- **Task instructions**
Copy each line of the records that holds the string "draw".

- **Records provided**

--- Begin ---

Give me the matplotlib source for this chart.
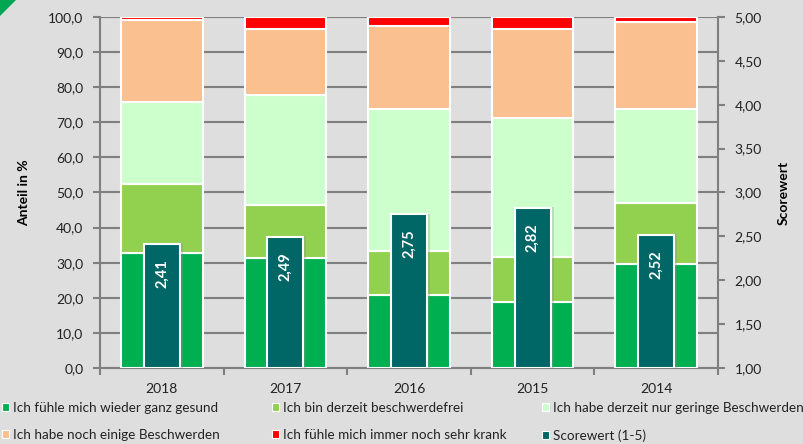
import numpy as np
import matplotlib.pyplot as plt
from matplotlib.patches import Patch, Polygon
from matplotlib.ticker import MultipleLocator, FixedLocator

plt.rcParams['font.family'] = ['Lato', 'DejaVu Sans']

# ── data ────────────────────────────────────────────────
years = ['2018', '2017', '2016', '2015', '2014']

gesund    = [32.8, 31.3, 20.8, 18.9, 29.6]
beschfrei = [19.6, 15.1, 12.6, 12.8, 17.3]
gering    = [23.4, 31.4, 40.5, 39.4, 26.8]
einige    = [23.3, 18.8, 23.5, 25.4, 24.8]
krank     = [0.9, 3.4, 2.6, 3.5, 1.5]

score = [2.41, 2.49, 2.75, 2.82, 2.52]

series_labels = ['Ich fühle mich wieder ganz gesund',
                 'Ich bin derzeit beschwerdefrei',
                 'Ich habe derzeit nur geringe Beschwerden',
                 'Ich habe noch einige Beschwerden',
                 'Ich fühle mich immer noch sehr krank']
score_label = 'Scorewert (1-5)'

colors = ['#00b050', '#92d050', '#ccffcc', '#fac090', '#ff0000']
score_color = '#006666'
bg = '#dedede'
grid_col = '#7f7f7f'

# ── figure ──────────────────────────────────────────────
fig = plt.figure(figsize=(8.04, 4.44), dpi=100, facecolor=bg)
ax = fig.add_axes([100/804, 76/444, 618/804, 351/444])
ax.set_facecolor(bg)

x = np.arange(len(years))
bottom = np.zeros(len(years))
for vals, col in zip([gesund, beschfrei, gering, einige, krank], colors):
    ax.bar(x, vals, width=0.66, bottom=bottom, color=col,
           edgecolor='white', linewidth=1.5, zorder=3)
    bottom += np.array(vals)

ax.set_ylim(0, 100)
ax.set_xlim(-0.5, len(years) - 0.5)
ax.yaxis.set_major_locator(MultipleLocator(10))
ax.set_yticklabels([f'{v:.1f}'.replace('.', ',') for v in ax.get_yticks()])
ax.grid(axis='y', color=grid_col, linewidth=1.5, zorder=0)
ax.set_axisbelow(True)

ax.set_xticks(x)
ax.set_xticklabels(years, fontsize=10, color='#222222')
ax.tick_params(axis='x', which='major', length=0, pad=11)
ax.xaxis.set_minor_locator(FixedLocator(np.arange(-0.5, len(years), 1.0)))
ax.tick_params(axis='x', which='minor', length=5, width=1.5, color=grid_col)
ax.tick_params(axis='y', length=5, width=1.5, color=grid_col, pad=7,
               labelsize=10, labelcolor='#222222')

for s in ['top', 'right']:
    ax.spines[s].set_visible(False)
for s in ['left', 'bottom']:
    ax.spines[s].set_color(grid_col)
    ax.spines[s].set_linewidth(1.5)

ax.set_ylabel('Anteil in %', fontsize=10, fontweight='bold', labelpad=13)

# score on the secondary axis
ax2 = ax.twinx()
ax2.set_ylim(1, 5)
ax2.yaxis.set_major_locator(MultipleLocator(0.5))
ax2.set_yticklabels([f'{v:.2f}'.replace('.', ',') for v in ax2.get_yticks()])
ax2.tick_params(axis='y', length=5, width=1.5, color=grid_col, pad=7,
                labelsize=10, labelcolor='#222222')
for s in ['top', 'left', 'bottom']:
    ax2.spines[s].set_visible(False)
ax2.spines['right'].set_color(grid_col)
ax2.spines['right'].set_linewidth(1.5)

# soft shadow behind the score bars
ax2.bar(x + 0.01, np.array(score) - 0.99, width=0.32, bottom=1, color='#8a8a8a',
        alpha=0.3, linewidth=0, zorder=2)
ax2.bar(x, np.array(score) - 1, width=0.29, bottom=1, color=score_color,
        edgecolor='white', linewidth=1.5, zorder=3)
for xi, v in zip(x, score):
    ax2.annotate(f'{v:.2f}'.replace('.', ','), (xi, v), xytext=(0, -11),
                 textcoords='offset points', rotation=90, ha='center', va='top',
                 color='white', fontsize=10.5, fontweight='bold', zorder=4)
ax2.set_ylabel('Scorewert', fontsize=10, fontweight='bold', labelpad=11)

# legend, three columns of two rows
handles = [Patch(facecolor=c, edgecolor='white', linewidth=0.8) for c in colors]
handles.append(Patch(facecolor=score_color, edgecolor='white', linewidth=0.8))
labels = series_labels + [score_label]
cols = [[0, 3], [1, 4], [2, 5]]
col_x = [2 / 804, 272 / 804, 542 / 804]
for cx, idx in zip(col_x, cols):
    fig.legend([handles[i] for i in idx], [labels[i] for i in idx],
               loc='upper left', bbox_to_anchor=(cx, 42 / 444), frameon=False,
               fontsize=9.7, handlelength=0.5, handleheight=0.5,
               handletextpad=0.35, labelspacing=1.12, borderaxespad=0,
               borderpad=0, labelcolor='#222222')

# small green corner mark
fig.patches.append(Polygon([[0, 1], [16 / 804, 1], [0, 1 - 16 / 444]],
                           closed=True, transform=fig.transFigure,
                           facecolor='#00a651', edgecolor='none'))

fig.savefig('out.png', dpi=100, facecolor=bg)
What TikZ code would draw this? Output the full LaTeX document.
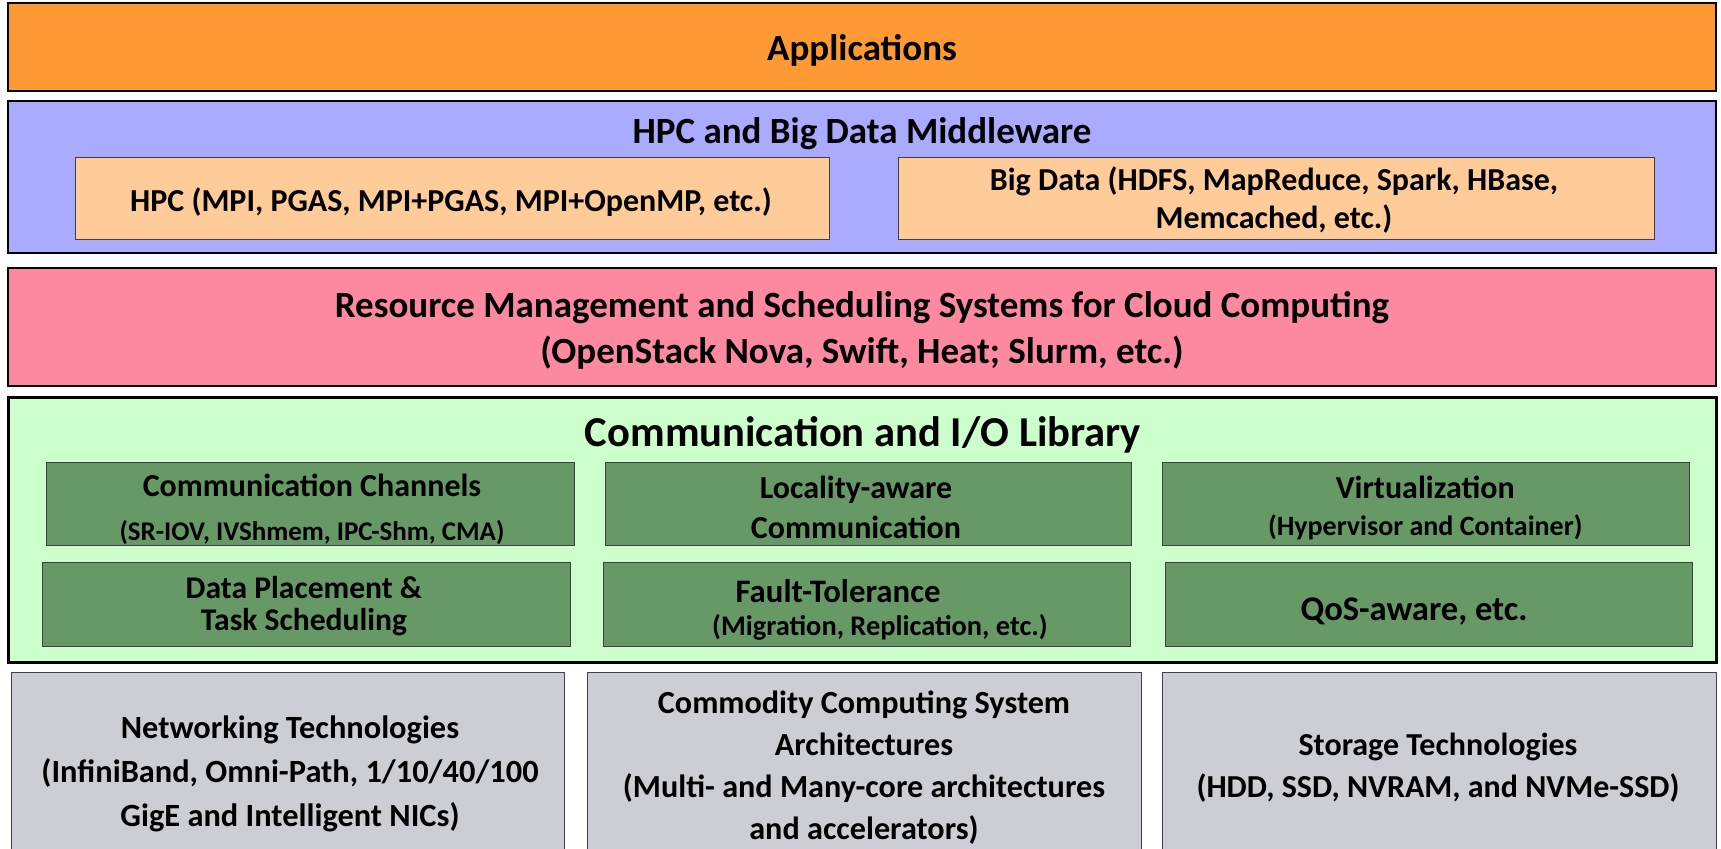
\documentclass[tikz,border=0pt]{standalone}
\usepackage{fontspec}
\setmainfont{Carlito}
\newcommand{\fsz}[2]{\bfseries\fontsize{#1}{#2}\selectfont}
\tikzset{
  layerbox/.style={draw=black,line width=1pt},
  subbox/.style={draw=black!75,line width=0.5pt},
  label/.style={inner sep=0pt,outer sep=0pt,align=center,anchor=center}
}
\begin{document}
\begin{tikzpicture}[x=1pt,y=1pt]
\definecolor{appColor}{RGB}{255,153,51}
\definecolor{midColor}{RGB}{170,170,255}
\definecolor{hpcColor}{RGB}{255,204,153}
\definecolor{resColor}{RGB}{253,137,160}
\definecolor{commColor}{RGB}{204,255,204}
\definecolor{libColor}{RGB}{102,153,102}
\definecolor{techColor}{RGB}{205,205,213}
\path[use as bounding box,fill=white] (0,0) rectangle (860.5,424.5);
\begin{scope}
\path[clip] (0,0) rectangle (860.5,424.5);

\path[layerbox,fill=appColor] (4,379) rectangle (858,423);
\path[layerbox,fill=midColor] (4,298) rectangle (858,374);
\path[subbox,fill=hpcColor] (37.5,304.5) rectangle (414.5,345.5);
\path[subbox,fill=hpcColor] (449,304.5) rectangle (827,345.5);
\path[layerbox,fill=resColor] (4,231.5) rectangle (858,290.5);
\path[layerbox,line width=1.5pt,fill=commColor] (4,93) rectangle (858,225.5);

\path[subbox,fill=libColor] ( 23.0,151.5) rectangle (287.0,193.0);
\path[subbox,fill=libColor] (302.5,151.5) rectangle (565.5,193.0);
\path[subbox,fill=libColor] (581.0,151.5) rectangle (844.5,193.0);
\path[subbox,fill=libColor] ( 21.0,101.0) rectangle (285.0,143.0);
\path[subbox,fill=libColor] (301.5,101.0) rectangle (565.0,143.0);
\path[subbox,fill=libColor] (582.5,101.0) rectangle (846.0,143.0);

\path[subbox,fill=techColor] (  5.5,-12) rectangle (282.0,88);
\path[subbox,fill=techColor] (293.5,-12) rectangle (570.5,88);
\path[subbox,fill=techColor] (581.0,-12) rectangle (858.0,88);
\end{scope}
\begin{scope}
\path[clip] (0,0) rectangle (860.5,424.5);

\node[label,font=\fsz{18.5}{23}] (apps) at (431,399.5) {Applications};
\node[label,font=\fsz{18.5}{23}] (middleware) at (431,357.5) {HPC and Big Data Middleware};
\node[label,font=\fsz{16}{18.7}] (hpc) at (225.5,323.5) {HPC (MPI, PGAS, MPI+PGAS, MPI+OpenMP, etc.)};
\node[label,font=\fsz{16}{18.7}] (bigData) at (637,324.5) {Big Data (HDFS, MapReduce, Spark, HBase,\\Memcached, etc.)};
\node[label,font=\fsz{18.5}{23}] (resource) at (431,259.3) {Resource Management and Scheduling Systems for Cloud Computing\\(OpenStack Nova, Swift, Heat; Slurm, etc.)};
\node[label,font=\fsz{21.3}{25}] (comm) at (431.5,207.2) {Communication and I/O Library};

\node[label,font=\fsz{16}{22}] (channels) at (156,169.9) {Communication Channels\\{\fsz{13.5}{22}(SR-IOV, IVShmem, IPC-Shm, CMA)}};
\node[label,font=\fsz{16}{20.3}] (locality) at (428,170.7) {Locality-aware\\Communication};
\node[label,font=\fsz{16}{18.7}] (virt) at (712.6,170.4) {Virtualization\\{\fsz{14}{18.7}(Hypervisor and Container)}};
\node[label,font=\fsz{15.8}{16}] (placement) at (152,121.3) {Data Placement \&\\Task Scheduling};
\node[label,font=\fsz{16.4}{16.5}] (fault) at (440,119.4) {Fault-Tolerance\hspace*{42pt}\\{\fsz{14.2}{16.5}(Migration, Replication, etc.)}};
\node[label,font=\fsz{17.3}{20}] (qos) at (707,118.8) {QoS-aware, etc.};

\node[label,font=\fsz{16.2}{22}] (network) at (145,37.6) {Networking Technologies\\(InfiniBand, Omni-Path, 1/10/40/100\\GigE and Intelligent NICs)};
\node[label,font=\fsz{16.1}{21}] (arch) at (432,40.5) {Commodity Computing System\\Architectures\\(Multi- and Many-core architectures\\and accelerators)};
\node[label,font=\fsz{16}{21.4}] (storage) at (719,40.6) {Storage Technologies\\(HDD, SSD, NVRAM, and NVMe-SSD)};
\end{scope}
\end{tikzpicture}
\end{document}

--- End ---

- **Expected answer**
What TikZ code would draw this? Output the full LaTeX document.
  layerbox/.style={draw=black,line width=1pt},
  subbox/.style={draw=black!75,line width=0.5pt},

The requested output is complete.